The predictability of The Shadow of the Wind might just be the biggest flaw. I saw the incest coming a mile off, just one scene with Penélope's father and Julian's mother and that's that. Of course it takes the characters hundreds of pages to get to this reveal which leads to my other main gripe, the lack of forward momentum. You'd think that a man hunting you down through the streets to destroy a book you are bound to protect all while trying to find out his reasoning would be a headlong rush with adrenaline pounding in your veins. You'd be wrong. It plods and limps through the streets of Barcelona occasionally even going back on it's self to retell things that were boring the first time. Oh, and the stupidity of the characters! Just wow. The height of this is when Nuria Monfort tells her side of the story, which was basically her retelling the whole book from her point of view! Almost a hundred pages of her being repetitive. Also, what really annoyed me, she supposedly wrote this all out by hand when what was her job? A secretary who could type really fast! And what did Daniel mention seeing in her apartment the first time he was there? A typewriter! Oh, for fucks sack. They all deserved to die.

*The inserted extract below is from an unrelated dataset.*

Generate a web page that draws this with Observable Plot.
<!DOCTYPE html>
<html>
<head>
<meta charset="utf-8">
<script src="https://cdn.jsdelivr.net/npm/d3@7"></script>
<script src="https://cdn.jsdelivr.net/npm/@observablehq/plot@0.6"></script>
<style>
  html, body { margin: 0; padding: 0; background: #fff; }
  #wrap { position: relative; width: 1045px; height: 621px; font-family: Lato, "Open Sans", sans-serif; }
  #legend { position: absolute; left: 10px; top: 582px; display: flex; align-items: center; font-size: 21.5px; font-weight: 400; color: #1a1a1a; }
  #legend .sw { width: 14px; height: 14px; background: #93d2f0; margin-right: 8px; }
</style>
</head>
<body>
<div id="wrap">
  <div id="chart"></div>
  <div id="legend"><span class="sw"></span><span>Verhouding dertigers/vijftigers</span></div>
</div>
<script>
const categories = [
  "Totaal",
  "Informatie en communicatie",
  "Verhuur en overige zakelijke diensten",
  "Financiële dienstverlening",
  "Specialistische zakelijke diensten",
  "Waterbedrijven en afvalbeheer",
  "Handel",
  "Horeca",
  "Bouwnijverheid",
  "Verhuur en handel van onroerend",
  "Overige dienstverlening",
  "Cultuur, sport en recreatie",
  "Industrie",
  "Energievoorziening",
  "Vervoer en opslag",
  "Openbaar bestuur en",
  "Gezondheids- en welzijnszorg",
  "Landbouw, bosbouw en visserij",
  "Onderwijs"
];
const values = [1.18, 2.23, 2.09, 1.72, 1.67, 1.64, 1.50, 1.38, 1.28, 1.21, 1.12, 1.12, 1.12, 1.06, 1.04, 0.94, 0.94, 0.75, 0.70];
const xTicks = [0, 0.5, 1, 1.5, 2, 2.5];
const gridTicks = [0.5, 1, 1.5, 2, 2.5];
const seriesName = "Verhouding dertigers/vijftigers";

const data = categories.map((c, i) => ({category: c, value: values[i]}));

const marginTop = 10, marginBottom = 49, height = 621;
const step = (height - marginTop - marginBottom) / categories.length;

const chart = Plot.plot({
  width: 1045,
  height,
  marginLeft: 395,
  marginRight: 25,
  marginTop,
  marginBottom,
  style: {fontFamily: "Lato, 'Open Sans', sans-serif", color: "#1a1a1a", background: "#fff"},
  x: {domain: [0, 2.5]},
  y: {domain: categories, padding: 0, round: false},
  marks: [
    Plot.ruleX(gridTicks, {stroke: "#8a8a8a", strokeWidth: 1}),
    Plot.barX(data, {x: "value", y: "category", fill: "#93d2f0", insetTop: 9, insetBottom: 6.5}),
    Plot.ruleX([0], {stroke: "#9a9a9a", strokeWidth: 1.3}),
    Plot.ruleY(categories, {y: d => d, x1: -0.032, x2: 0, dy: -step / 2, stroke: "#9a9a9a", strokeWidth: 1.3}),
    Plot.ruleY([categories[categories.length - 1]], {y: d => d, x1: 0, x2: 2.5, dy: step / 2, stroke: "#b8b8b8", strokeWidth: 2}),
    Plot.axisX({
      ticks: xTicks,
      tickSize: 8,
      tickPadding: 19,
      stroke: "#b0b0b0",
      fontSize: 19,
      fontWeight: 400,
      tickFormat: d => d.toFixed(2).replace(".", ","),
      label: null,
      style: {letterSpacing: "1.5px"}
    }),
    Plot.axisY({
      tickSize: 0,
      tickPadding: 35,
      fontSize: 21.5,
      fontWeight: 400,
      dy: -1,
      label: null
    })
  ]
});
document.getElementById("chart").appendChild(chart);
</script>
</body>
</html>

But let's move to the bigger picture now. At the time directly preceding the action of Daniel Sempere the Spanish Civil War happened. Yeah, the war mentioned so subtly you could miss it wasn't World War II, because Spain remained neutral during that specific war. And despite what Wikipedia might try to convince you, the war is just the subtlest of afterthoughts and is in no way as important as it should have been. I'm not sure if this omission to not discuss the Spanish Civil War was accidental or on purpose. The book was written by a Spanish author so maybe he just assumed that this backdrop was common knowledge. Well, it isn't. A good editor when bringing this book to market in the US should have asked for something more to be slipped in, but then again, I don't really think it was well translated and well, in the end, I really didn't care.

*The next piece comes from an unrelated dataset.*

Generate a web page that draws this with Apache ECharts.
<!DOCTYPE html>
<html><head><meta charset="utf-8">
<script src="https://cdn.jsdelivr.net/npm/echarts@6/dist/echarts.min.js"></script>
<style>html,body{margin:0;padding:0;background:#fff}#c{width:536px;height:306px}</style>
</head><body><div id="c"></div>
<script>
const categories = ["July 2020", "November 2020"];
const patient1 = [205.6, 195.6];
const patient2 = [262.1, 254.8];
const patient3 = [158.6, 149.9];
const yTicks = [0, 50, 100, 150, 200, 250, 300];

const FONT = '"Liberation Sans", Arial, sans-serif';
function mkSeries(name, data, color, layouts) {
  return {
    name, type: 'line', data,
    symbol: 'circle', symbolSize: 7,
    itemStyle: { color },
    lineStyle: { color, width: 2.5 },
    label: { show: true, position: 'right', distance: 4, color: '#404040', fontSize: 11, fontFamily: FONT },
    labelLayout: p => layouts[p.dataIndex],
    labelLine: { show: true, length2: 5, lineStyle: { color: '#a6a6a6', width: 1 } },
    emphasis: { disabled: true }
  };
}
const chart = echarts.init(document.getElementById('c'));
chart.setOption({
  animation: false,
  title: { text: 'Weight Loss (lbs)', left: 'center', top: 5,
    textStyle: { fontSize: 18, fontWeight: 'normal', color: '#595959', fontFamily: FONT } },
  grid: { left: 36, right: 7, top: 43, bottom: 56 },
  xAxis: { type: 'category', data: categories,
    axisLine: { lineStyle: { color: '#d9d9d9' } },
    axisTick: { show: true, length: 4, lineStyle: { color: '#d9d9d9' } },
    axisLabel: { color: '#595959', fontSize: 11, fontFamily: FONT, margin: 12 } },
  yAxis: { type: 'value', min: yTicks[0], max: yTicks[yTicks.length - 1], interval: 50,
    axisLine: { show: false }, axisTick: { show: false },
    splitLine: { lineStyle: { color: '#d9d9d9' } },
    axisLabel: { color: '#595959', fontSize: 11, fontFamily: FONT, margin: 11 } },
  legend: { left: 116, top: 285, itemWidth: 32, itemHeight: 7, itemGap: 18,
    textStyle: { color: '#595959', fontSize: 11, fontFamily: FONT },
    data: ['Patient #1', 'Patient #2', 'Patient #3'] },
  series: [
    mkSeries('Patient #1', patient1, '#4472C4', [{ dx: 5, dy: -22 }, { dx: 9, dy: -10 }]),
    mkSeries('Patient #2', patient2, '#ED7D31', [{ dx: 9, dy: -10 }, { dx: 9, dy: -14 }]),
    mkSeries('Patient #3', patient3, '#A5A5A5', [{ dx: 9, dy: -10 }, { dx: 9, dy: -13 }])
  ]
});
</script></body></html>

What was interesting though was the discussion this book brought about in my book club as to what defines a book as Gothic. Luckily The Guardian has recently come out with a nice infographic to help you decide, Gothic or Not it. The villain could have been scarier, but the fact that he destroyed things by fire, that could be considered Gothic. The hero had a family AND a sidekick, this is definitely NOT Gothic. Was there spooky locations that might just be haunted... not really. It takes place in slightly olden days in a foreign country, so it's got that. There's snow and some rain and fog, but overall the weather isn't as oppressive as it should be. Overall, it didn't feel Gothic. Because to me, Gothic is a feeling more then anything else. A spookiness you feel in your bones that makes you keep reading late into the night out of sheer terror for what will happen to the hero or heroine next as they are cut off from the world and facing the horrors on their own. In other words, if you actually want Gothic, go read Rebecca or The Monk and stay clear of The Shadow of the Wind.